**YOUR INSTRUCTIONS**
Give an exact copy of every line, leaving images out.
[Begin]
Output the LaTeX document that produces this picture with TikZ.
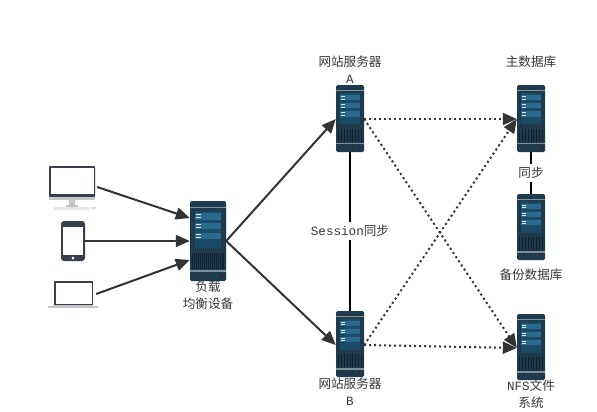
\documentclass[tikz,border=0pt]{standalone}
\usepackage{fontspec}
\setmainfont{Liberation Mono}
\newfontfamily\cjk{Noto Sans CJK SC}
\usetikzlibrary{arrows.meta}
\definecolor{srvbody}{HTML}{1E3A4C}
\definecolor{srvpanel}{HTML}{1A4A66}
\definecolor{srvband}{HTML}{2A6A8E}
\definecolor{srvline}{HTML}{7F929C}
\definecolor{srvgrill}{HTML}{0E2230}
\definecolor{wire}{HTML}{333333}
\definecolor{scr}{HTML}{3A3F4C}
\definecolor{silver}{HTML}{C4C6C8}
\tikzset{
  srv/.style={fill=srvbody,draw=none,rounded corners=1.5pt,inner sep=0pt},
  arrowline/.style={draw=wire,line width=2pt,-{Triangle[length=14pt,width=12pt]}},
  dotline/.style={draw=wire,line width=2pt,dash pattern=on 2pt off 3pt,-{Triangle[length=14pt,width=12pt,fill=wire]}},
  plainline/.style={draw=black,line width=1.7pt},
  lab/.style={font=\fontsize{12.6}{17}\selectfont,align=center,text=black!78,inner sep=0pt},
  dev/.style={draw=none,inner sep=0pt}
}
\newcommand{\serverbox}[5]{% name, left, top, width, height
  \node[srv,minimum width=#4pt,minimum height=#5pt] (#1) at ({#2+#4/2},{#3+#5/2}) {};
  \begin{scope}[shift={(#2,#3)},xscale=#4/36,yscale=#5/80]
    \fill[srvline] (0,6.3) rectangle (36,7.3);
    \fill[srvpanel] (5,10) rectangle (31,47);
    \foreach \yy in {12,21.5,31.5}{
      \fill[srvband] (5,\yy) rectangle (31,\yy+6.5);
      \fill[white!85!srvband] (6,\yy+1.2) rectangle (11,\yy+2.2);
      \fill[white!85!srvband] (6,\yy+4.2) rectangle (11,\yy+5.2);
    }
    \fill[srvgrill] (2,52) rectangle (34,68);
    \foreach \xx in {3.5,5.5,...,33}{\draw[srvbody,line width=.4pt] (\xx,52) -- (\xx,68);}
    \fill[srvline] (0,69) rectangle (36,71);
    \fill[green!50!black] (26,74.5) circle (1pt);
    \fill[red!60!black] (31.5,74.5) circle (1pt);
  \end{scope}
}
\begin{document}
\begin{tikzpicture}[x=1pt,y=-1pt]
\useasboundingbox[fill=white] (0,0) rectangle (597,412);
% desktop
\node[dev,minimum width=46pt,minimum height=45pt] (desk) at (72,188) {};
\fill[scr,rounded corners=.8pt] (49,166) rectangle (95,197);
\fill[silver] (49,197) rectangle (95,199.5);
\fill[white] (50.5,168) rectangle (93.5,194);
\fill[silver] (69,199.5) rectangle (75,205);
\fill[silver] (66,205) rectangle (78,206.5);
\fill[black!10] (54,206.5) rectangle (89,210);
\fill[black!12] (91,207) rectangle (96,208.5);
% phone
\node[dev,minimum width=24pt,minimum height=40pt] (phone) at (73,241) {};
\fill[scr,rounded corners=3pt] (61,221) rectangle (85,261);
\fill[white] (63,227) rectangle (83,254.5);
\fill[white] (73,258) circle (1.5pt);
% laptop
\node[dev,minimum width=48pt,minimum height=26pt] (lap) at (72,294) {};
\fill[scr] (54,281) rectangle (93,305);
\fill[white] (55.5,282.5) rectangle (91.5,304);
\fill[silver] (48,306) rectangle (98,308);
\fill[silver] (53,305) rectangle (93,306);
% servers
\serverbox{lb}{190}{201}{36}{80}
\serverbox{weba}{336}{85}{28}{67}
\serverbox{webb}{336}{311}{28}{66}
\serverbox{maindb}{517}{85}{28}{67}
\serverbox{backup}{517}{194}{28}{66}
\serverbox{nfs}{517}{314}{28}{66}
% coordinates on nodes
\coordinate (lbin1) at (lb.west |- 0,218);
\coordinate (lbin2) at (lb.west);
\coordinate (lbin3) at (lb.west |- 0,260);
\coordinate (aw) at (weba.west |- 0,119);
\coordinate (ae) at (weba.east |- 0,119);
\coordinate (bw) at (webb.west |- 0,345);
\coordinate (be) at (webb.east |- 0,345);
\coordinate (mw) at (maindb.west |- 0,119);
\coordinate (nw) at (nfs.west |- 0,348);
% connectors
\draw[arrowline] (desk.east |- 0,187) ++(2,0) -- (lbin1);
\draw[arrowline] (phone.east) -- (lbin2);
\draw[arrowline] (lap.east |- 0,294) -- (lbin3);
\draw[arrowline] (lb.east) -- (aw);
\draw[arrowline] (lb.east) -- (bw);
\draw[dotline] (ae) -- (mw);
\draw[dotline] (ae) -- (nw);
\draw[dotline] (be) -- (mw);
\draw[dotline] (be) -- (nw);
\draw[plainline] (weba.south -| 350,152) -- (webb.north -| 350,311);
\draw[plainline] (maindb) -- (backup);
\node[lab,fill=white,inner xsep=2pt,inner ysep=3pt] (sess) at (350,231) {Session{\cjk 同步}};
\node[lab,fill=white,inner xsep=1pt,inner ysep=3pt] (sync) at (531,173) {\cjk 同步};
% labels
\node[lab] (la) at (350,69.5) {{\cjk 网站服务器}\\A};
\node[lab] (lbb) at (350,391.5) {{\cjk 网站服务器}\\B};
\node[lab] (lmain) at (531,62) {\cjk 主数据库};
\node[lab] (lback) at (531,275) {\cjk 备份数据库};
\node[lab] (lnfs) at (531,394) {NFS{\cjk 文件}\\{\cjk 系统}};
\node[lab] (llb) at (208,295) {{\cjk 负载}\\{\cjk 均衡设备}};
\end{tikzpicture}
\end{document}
[End]
**RESPONSE TO THE TASK**
Output the LaTeX document that produces this picture with TikZ.
\documentclass[tikz,border=0pt]{standalone}
\usepackage{fontspec}
\setmainfont{Liberation Mono}
\newfontfamily\cjk{Noto Sans CJK SC}
\usetikzlibrary{arrows.meta}
\definecolor{srvbody}{HTML}{1E3A4C}
\definecolor{srvpanel}{HTML}{1A4A66}
\definecolor{srvband}{HTML}{2A6A8E}
\definecolor{srvline}{HTML}{7F929C}
\definecolor{srvgrill}{HTML}{0E2230}
\definecolor{wire}{HTML}{333333}
\definecolor{scr}{HTML}{3A3F4C}
\definecolor{silver}{HTML}{C4C6C8}
\tikzset{
  srv/.style={fill=srvbody,draw=none,rounded corners=1.5pt,inner sep=0pt},
  arrowline/.style={draw=wire,line width=2pt,-{Triangle[length=14pt,width=12pt]}},
  dotline/.style={draw=wire,line width=2pt,dash pattern=on 2pt off 3pt,-{Triangle[length=14pt,width=12pt,fill=wire]}},
  plainline/.style={draw=black,line width=1.7pt},
  lab/.style={font=\fontsize{12.6}{17}\selectfont,align=center,text=black!78,inner sep=0pt},
  dev/.style={draw=none,inner sep=0pt}
}
\newcommand{\serverbox}[5]{% name, left, top, width, height
  \node[srv,minimum width=#4pt,minimum height=#5pt] (#1) at ({#2+#4/2},{#3+#5/2}) {};
  \begin{scope}[shift={(#2,#3)},xscale=#4/36,yscale=#5/80]
    \fill[srvline] (0,6.3) rectangle (36,7.3);
    \fill[srvpanel] (5,10) rectangle (31,47);
    \foreach \yy in {12,21.5,31.5}{
      \fill[srvband] (5,\yy) rectangle (31,\yy+6.5);
      \fill[white!85!srvband] (6,\yy+1.2) rectangle (11,\yy+2.2);
      \fill[white!85!srvband] (6,\yy+4.2) rectangle (11,\yy+5.2);
    }
    \fill[srvgrill] (2,52) rectangle (34,68);
    \foreach \xx in {3.5,5.5,...,33}{\draw[srvbody,line width=.4pt] (\xx,52) -- (\xx,68);}
    \fill[srvline] (0,69) rectangle (36,71);
    \fill[green!50!black] (26,74.5) circle (1pt);
    \fill[red!60!black] (31.5,74.5) circle (1pt);
  \end{scope}
}
\begin{document}
\begin{tikzpicture}[x=1pt,y=-1pt]
\useasboundingbox[fill=white] (0,0) rectangle (597,412);
% desktop
\node[dev,minimum width=46pt,minimum height=45pt] (desk) at (72,188) {};
\fill[scr,rounded corners=.8pt] (49,166) rectangle (95,197);
\fill[silver] (49,197) rectangle (95,199.5);
\fill[white] (50.5,168) rectangle (93.5,194);
\fill[silver] (69,199.5) rectangle (75,205);
\fill[silver] (66,205) rectangle (78,206.5);
\fill[black!10] (54,206.5) rectangle (89,210);
\fill[black!12] (91,207) rectangle (96,208.5);
% phone
\node[dev,minimum width=24pt,minimum height=40pt] (phone) at (73,241) {};
\fill[scr,rounded corners=3pt] (61,221) rectangle (85,261);
\fill[white] (63,227) rectangle (83,254.5);
\fill[white] (73,258) circle (1.5pt);
% laptop
\node[dev,minimum width=48pt,minimum height=26pt] (lap) at (72,294) {};
\fill[scr] (54,281) rectangle (93,305);
\fill[white] (55.5,282.5) rectangle (91.5,304);
\fill[silver] (48,306) rectangle (98,308);
\fill[silver] (53,305) rectangle (93,306);
% servers
\serverbox{lb}{190}{201}{36}{80}
\serverbox{weba}{336}{85}{28}{67}
\serverbox{webb}{336}{311}{28}{66}
\serverbox{maindb}{517}{85}{28}{67}
\serverbox{backup}{517}{194}{28}{66}
\serverbox{nfs}{517}{314}{28}{66}
% coordinates on nodes
\coordinate (lbin1) at (lb.west |- 0,218);
\coordinate (lbin2) at (lb.west);
\coordinate (lbin3) at (lb.west |- 0,260);
\coordinate (aw) at (weba.west |- 0,119);
\coordinate (ae) at (weba.east |- 0,119);
\coordinate (bw) at (webb.west |- 0,345);
\coordinate (be) at (webb.east |- 0,345);
\coordinate (mw) at (maindb.west |- 0,119);
\coordinate (nw) at (nfs.west |- 0,348);
% connectors
\draw[arrowline] (desk.east |- 0,187) ++(2,0) -- (lbin1);
\draw[arrowline] (phone.east) -- (lbin2);
\draw[arrowline] (lap.east |- 0,294) -- (lbin3);
\draw[arrowline] (lb.east) -- (aw);
\draw[arrowline] (lb.east) -- (bw);
\draw[dotline] (ae) -- (mw);
\draw[dotline] (ae) -- (nw);
\draw[dotline] (be) -- (mw);
\draw[dotline] (be) -- (nw);
\draw[plainline] (weba.south -| 350,152) -- (webb.north -| 350,311);
\draw[plainline] (maindb) -- (backup);
\node[lab,fill=white,inner xsep=2pt,inner ysep=3pt] (sess) at (350,231) {Session{\cjk 同步}};
\node[lab,fill=white,inner xsep=1pt,inner ysep=3pt] (sync) at (531,173) {\cjk 同步};
% labels
\node[lab] (la) at (350,69.5) {{\cjk 网站服务器}\\A};
\node[lab] (lbb) at (350,391.5) {{\cjk 网站服务器}\\B};
\node[lab] (lmain) at (531,62) {\cjk 主数据库};
\node[lab] (lback) at (531,275) {\cjk 备份数据库};
\node[lab] (lnfs) at (531,394) {NFS{\cjk 文件}\\{\cjk 系统}};
\node[lab] (llb) at (208,295) {{\cjk 负载}\\{\cjk 均衡设备}};
\end{tikzpicture}
\end{document}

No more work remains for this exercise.